PolskaStaniszkis: doprowadzenie do wyroku w sprawie FOZZ satysfakcjonujące

Staniszkis: doprowadzenie do wyroku w sprawie FOZZ satysfakcjonujące

Zdaniem prof. Jadwigi Staniszkis to, że po 14 latach udało się doprowadzić do wyroku w sprawie tzw. afery Funduszu Obsługi Zadłużenia Zagranicznego jest satysfakcjonujące, ale to jedynie "czubek góry lodowej", gdyż wiele kwestii nie zostało dotąd wyjaśnionych.

29.03.2005 16:20

FOZZ był jednym z kluczowych ogniw chorej maszyny, która została stworzona kosztem dużo większym niż 350 mln zł - z myślą o interesach wąskiej grupy ludzi z nomenklatury i ze służb (specjalnych) - powiedziała profesor.

Już w czasie Okrągłego Stołu, rządów Rakowskiego, stworzono strukturę, która była strukturą nielegalną w tym sensie, że nastawioną na działania, które są w świetle międzynarodowego prawa nielegalne - państwo nie może kupować swoich długów. Były tu od początku znamiona niejawności, sekretności.

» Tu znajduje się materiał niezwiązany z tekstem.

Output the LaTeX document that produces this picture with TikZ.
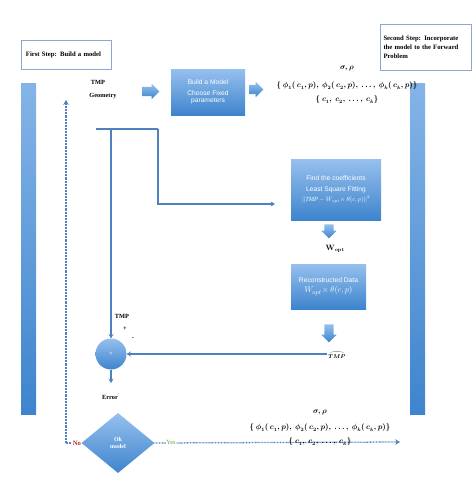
\documentclass[tikz,border=0pt]{standalone}
\usepackage{amsmath, amssymb}
\usepackage{bm}
\usepackage{fontspec}
\setmainfont{Liberation Serif}
\setsansfont{Liberation Sans}
\usepackage{tikz}
\usetikzlibrary{
  arrows.meta, positioning, shapes.geometric, shapes.arrows
}
\usepackage{xcolor}
\definecolor{lineblue}{RGB}{79, 129, 189}
\definecolor{boxtop}{RGB}{150, 192, 238}
\definecolor{boxbot}{RGB}{62, 132, 205}
\definecolor{frameblue}{RGB}{140, 168, 208}
\definecolor{nored}{RGB}{190, 40, 40}
\definecolor{yesgreen}{RGB}{110, 160, 60}

\begin{document}
\begin{tikzpicture}[
        x=0.5mm, y=-0.5mm,
        stepbox/.style={draw=frameblue, line width=0.8pt, fill=white,
                    text width=40mm, inner xsep=2.5mm, align=left,
                    font=\fontsize{9.5}{12.5}\selectfont\bfseries},
        box/.style={draw=none, top color=boxtop, bottom color=boxbot,
                    align=center, text=white, inner sep=0pt,
                    font=\fontsize{9.5}{15}\selectfont\sffamily},
        bar/.style={draw=none, top color=boxtop!80!boxbot, bottom color=boxbot,
                    minimum width=7.5mm, minimum height=165mm, inner sep=0pt},
        blockarrow/.style={single arrow, draw=none, top color=boxtop, bottom color=boxbot,
                    inner xsep=0pt, inner ysep=2.2mm, single arrow head extend=1.6mm},
        downarrow/.style={blockarrow, shape border rotate=270,
                    inner xsep=2.2mm, inner ysep=0pt},
        lbl/.style={font=\fontsize{9}{10}\selectfont\bfseries, inner sep=1pt},
        formula/.style={font=\fontsize{10.5}{12}\selectfont\bfseries\boldmath, inner sep=1pt},
        flow/.style={draw=lineblue, line width=2.2pt, -{Stealth[length=6pt, width=7pt]}},
        dotflow/.style={draw=lineblue, line width=1.8pt, dash pattern=on 1.1pt off 1pt,
                    -{Stealth[length=7pt, width=8pt]}},
      ]
        \useasboundingbox (0,0) rectangle (474,483);

        \node[stepbox, minimum height=14.5mm] (first) at (66,54.5)
          {First Step: Build a model};
        \node[stepbox, text width=42mm, inner xsep=1.75mm, minimum height=23mm] (second) at (425.5,47)
          {Second Step: Incorporate\\the model to the Forward\\Problem};

        \node[bar] (lbar) at (28.5,249) {};
        \node[bar] (rbar) at (417.5,249) {};

        \node[lbl] (tmpin) at (98,82) {TMP};
        \node[lbl] (geo) at (103,96) {Geometry};
        \node[blockarrow, minimum height=8.5mm] (arr1) at (148.5,91.5) {};

        \node[box, minimum width=37mm, minimum height=23mm] (model) at (208,92)
          {Build a Model\\Choose Fixed\\[-5pt]parameters};
        \node[blockarrow, minimum height=7mm] (arr2) at (254,89.5) {};

        \node[formula] (sig1) at (347,69) {$\sigma,\rho$};
        \node[formula] (phi1) at (347,86)
          {$\{\ \phi_1(\,c_1,p),\ \phi_2(\,c_2,p),\ \dots,\ \phi_k(\,c_k,p)\}$};
        \node[formula] (cset1) at (347,100) {$\{\ c_1,\ c_2,\ \dots,\ c_k\}$};

        \coordinate (jl) at (96,129);
        \coordinate (jm) at (111,129);
        \coordinate (jr) at (158,129);
        \coordinate (fitin) at (275,204);

        \node[box, minimum width=45mm, minimum height=30.5mm] (coef) at (336,189.5)
          {Find the coefficients\\Least Square Fitting\\
           {\fontsize{9}{11}\selectfont$\|\mathit{TMP}-W_{opt}\!\times\theta(c,p)\|^2$}};
        \node[downarrow, minimum height=7mm] (arr3) at (329,229) {};
        \node[formula] (wopt) at (335,249) {$\mathbf{W}_{\mathbf{opt}}$};

        \node[box, minimum width=37.5mm, minimum height=22.5mm] (recon) at (328.5,286.5)
          {Reconstructed Data\\{\fontsize{13}{15}\selectfont$W_{opt}\!\times\theta(c,p)$}};
        \node[downarrow, minimum height=9mm] (arr4) at (329,331) {};
        \node[formula, font=\fontsize{8.5}{9}\selectfont\bfseries\boldmath] (tmphat) at (337,355) {$\widehat{TMP}$};

        \node[circle, top color=boxtop, bottom color=boxbot, minimum size=15.5mm,
              inner sep=0pt, text=white, font=\fontsize{8.5}{9}\selectfont\bfseries] (sum) at (111,354) {+};
        \node[lbl] (tmpsum) at (122,316) {TMP};
        \node[lbl] (plus) at (125,329) {+};
        \node[lbl] (minus) at (133,339) {-};
        \coordinate (errtop) at (111,383);
        \node[lbl] (err) at (110,397) {Error};

        \node[diamond, top color=boxtop, bottom color=boxbot, minimum width=36.5mm,
              minimum height=30mm, inner sep=0pt, align=center, text=white,
              font=\fontsize{8.5}{11}\selectfont\bfseries] (ok) at (118,443) {Ok\\model};
        \coordinate (loopcorner) at (66,443);
        \coordinate (loopend) at (66,100);
        \coordinate (yesend) at (400,442);

        \node[formula] (sig2) at (320,413) {$\sigma,\rho$};
        \node[formula] (phi2) at (320,428)
          {$\{\ \phi_1(\,c_1,p),\ \phi_2(\,c_2,p),\ \dots,\ \phi_k(\,c_k,p)\}$};

        \draw[draw=lineblue, line width=2.2pt] (jl) -- (jr);
        \draw[flow] (jm) -- (sum.north);
        \draw[flow] (jr) |- (fitin);
        \draw[flow] (tmphat.west |- sum) -- (sum.east);
        \draw[flow] (sum.south) -- (errtop);

        \draw[dotflow, -] (ok.west) -- (loopcorner);
        \draw[dotflow] (loopcorner) -- (loopend);
        \draw[dotflow] (ok.east) -- (yesend);
        \node[lbl, text=nored, fill=white, font=\fontsize{9.5}{10}\selectfont\bfseries] (no) at (77,443) {No};
        \node[lbl, text=yesgreen, fill=white, font=\fontsize{9}{10}\selectfont] (yes) at (171,442) {Yes};
        \node[formula] (cset2) at (320,442) {$\{\ c_1,\ c_2,\ \dots,\ c_k\}$};
      \end{tikzpicture}
\end{document}
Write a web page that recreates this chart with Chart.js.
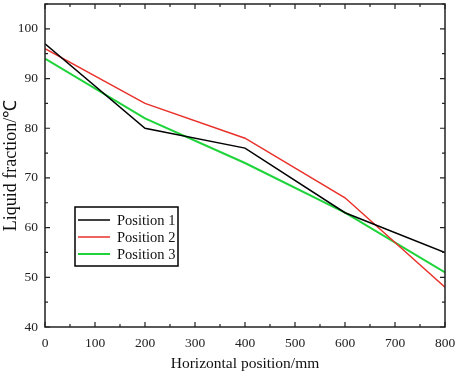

To zostało wykorzystane z kolei przez głębszą strukturę FOZZ-u, już można ją nazwać mafijną, która wykorzystała te możliwości, by przejmować pieniądze przeznaczone teoretycznie na wykup długów - oceniła Staniszkis.

Jak dodała, był to swoisty haracz nałożony na firmy państwowe, a pieniądze były rozdzielane "w wąskim gronie beneficjentów powiązanych ze służbami specjalnymi" oraz wykorzystywane do finansowania różnego typu operacji przynoszących duże dochody.

Ludzie wokół FOZZ-u otrzymywali praktycznie nieoprocentowane darowizny czy pożyczki, mieli nieograniczony dostęp do twardej waluty, mieli zagwarantowaną wymienialność i stały kurs, i to było podstawą stworzenia maszynki do robienia pieniędzy. Sąd udokumentował tylko część tego, bo to się odbywało w ogóle bez umów - powiedziała profesor.

Jak dodała, konieczne jest także wyjaśnienie procederu przestępczego wokół FOZZ, m.in. zastraszania osób, w tym dziennikarzy, którzy interesowali się tą sprawą.

We wtorek, po 14 latach od wykrycia afery FOZZ przez Najwyższą Izbę Kontroli, warszawski Sąd Okręgowy ogłosił wyrok w procesie - 9 lat więzienia i 720 tys. zł grzywny dla b. dyrektora generalnego FOZZ Grzegorza Żemka oraz 6 lat i 500 tys. zł grzywny dla jego zastępczyni Janiny Chim. Wyrok jest nieprawomocny, Żemek już zapowiedział apelację.